DIRECTIONS: Your output must be the lines below from the line containing "Write the Plotly.js code for this chart." to the line containing "1.039,1.031,1.026,1.022,1.017,1.014];", both lines included, reproduced exactly and without pictures.
+++ DATASET EXTRACT +++
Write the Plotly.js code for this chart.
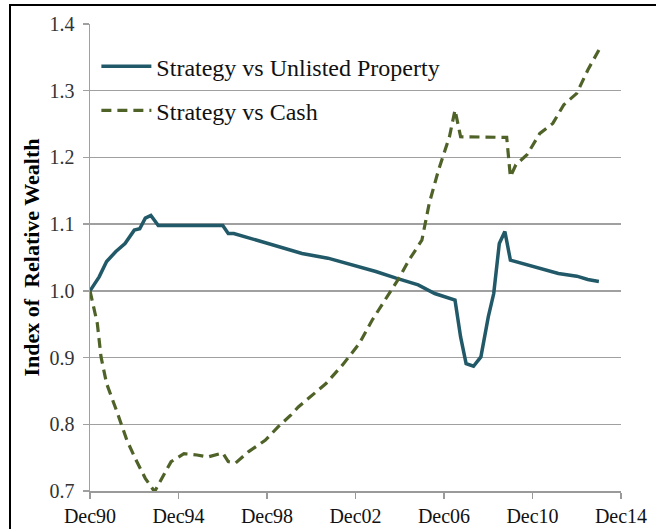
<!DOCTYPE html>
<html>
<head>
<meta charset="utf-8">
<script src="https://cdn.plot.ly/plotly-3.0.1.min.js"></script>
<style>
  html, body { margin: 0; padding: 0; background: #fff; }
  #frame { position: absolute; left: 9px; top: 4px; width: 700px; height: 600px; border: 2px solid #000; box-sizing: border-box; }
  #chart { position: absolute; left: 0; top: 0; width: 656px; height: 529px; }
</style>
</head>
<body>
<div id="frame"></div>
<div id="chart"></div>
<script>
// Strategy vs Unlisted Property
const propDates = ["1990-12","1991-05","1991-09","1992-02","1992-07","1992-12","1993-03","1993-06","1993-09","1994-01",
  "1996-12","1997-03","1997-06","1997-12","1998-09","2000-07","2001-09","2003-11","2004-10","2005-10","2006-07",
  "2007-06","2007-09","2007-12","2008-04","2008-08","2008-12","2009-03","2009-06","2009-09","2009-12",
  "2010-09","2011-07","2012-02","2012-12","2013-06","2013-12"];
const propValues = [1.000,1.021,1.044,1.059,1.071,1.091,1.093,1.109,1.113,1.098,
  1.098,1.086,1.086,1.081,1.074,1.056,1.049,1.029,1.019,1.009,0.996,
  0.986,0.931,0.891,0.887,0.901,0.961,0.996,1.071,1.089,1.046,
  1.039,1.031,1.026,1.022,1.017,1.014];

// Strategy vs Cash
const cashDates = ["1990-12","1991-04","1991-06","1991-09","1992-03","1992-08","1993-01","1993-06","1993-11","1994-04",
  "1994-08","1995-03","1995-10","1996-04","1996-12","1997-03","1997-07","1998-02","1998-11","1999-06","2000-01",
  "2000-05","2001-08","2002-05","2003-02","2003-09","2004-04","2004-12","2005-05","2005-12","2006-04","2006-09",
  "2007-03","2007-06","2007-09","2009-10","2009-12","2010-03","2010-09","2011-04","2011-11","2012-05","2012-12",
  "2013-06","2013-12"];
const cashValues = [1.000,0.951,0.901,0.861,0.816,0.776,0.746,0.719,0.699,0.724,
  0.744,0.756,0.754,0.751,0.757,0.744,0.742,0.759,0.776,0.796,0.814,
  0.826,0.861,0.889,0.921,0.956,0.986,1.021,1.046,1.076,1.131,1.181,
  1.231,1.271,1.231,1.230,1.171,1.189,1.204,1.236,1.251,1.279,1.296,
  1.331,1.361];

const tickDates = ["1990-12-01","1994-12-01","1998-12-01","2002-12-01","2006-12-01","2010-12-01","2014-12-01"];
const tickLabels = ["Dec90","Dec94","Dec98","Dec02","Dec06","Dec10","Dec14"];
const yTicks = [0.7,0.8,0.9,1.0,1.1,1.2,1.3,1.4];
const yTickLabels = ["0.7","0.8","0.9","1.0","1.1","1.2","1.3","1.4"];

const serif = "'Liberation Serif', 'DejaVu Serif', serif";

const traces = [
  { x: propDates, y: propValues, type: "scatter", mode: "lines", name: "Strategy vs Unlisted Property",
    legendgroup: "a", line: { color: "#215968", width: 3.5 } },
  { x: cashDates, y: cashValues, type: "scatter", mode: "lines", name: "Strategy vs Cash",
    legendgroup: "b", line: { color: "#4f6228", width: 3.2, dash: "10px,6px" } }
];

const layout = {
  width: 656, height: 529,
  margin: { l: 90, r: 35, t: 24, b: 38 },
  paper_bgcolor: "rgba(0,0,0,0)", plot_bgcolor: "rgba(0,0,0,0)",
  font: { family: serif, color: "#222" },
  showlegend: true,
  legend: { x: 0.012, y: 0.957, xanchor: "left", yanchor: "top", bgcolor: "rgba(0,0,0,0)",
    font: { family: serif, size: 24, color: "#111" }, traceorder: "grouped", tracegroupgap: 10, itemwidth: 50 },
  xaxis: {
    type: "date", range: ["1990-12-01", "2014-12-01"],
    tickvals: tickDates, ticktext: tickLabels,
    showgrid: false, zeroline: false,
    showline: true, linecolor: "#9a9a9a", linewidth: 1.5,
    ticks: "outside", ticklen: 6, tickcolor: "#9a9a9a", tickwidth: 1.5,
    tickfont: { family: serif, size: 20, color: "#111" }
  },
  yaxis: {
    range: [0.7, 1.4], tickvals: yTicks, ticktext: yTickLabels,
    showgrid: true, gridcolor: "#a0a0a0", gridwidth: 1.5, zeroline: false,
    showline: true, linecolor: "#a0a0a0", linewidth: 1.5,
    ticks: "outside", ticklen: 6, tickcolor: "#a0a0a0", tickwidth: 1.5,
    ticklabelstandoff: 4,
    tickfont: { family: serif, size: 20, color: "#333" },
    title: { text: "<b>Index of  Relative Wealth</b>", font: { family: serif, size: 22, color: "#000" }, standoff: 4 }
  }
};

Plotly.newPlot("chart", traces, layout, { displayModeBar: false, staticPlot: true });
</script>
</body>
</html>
+++
+++ DATASET EXTRACT +++
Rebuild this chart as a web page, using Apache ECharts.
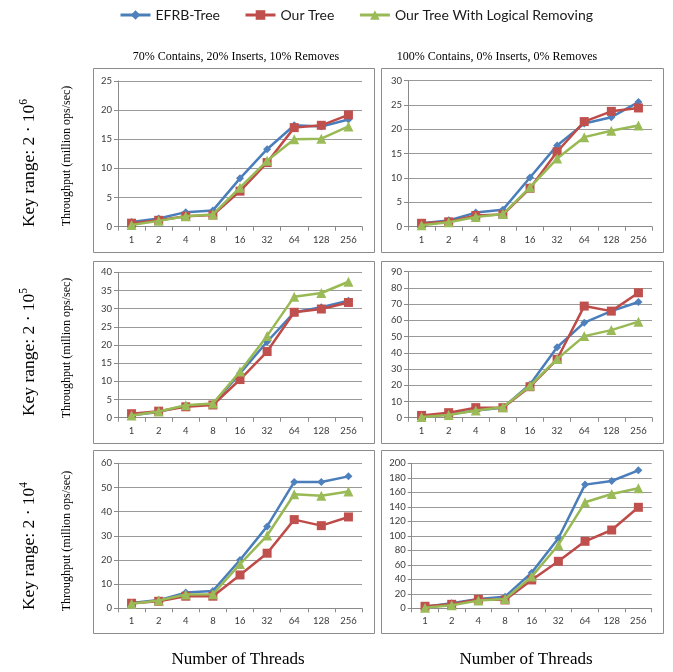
+++
CORRECT RESPONSE:
Write the Plotly.js code for this chart.
<!DOCTYPE html>
<html>
<head>
<meta charset="utf-8">
<script src="https://cdn.plot.ly/plotly-3.0.1.min.js"></script>
<style>
  html, body { margin: 0; padding: 0; background: #fff; }
  #frame { position: absolute; left: 9px; top: 4px; width: 700px; height: 600px; border: 2px solid #000; box-sizing: border-box; }
  #chart { position: absolute; left: 0; top: 0; width: 656px; height: 529px; }
</style>
</head>
<body>
<div id="frame"></div>
<div id="chart"></div>
<script>
// Strategy vs Unlisted Property
const propDates = ["1990-12","1991-05","1991-09","1992-02","1992-07","1992-12","1993-03","1993-06","1993-09","1994-01",
  "1996-12","1997-03","1997-06","1997-12","1998-09","2000-07","2001-09","2003-11","2004-10","2005-10","2006-07",
  "2007-06","2007-09","2007-12","2008-04","2008-08","2008-12","2009-03","2009-06","2009-09","2009-12",
  "2010-09","2011-07","2012-02","2012-12","2013-06","2013-12"];
const propValues = [1.000,1.021,1.044,1.059,1.071,1.091,1.093,1.109,1.113,1.098,
  1.098,1.086,1.086,1.081,1.074,1.056,1.049,1.029,1.019,1.009,0.996,
  0.986,0.931,0.891,0.887,0.901,0.961,0.996,1.071,1.089,1.046,
  1.039,1.031,1.026,1.022,1.017,1.014];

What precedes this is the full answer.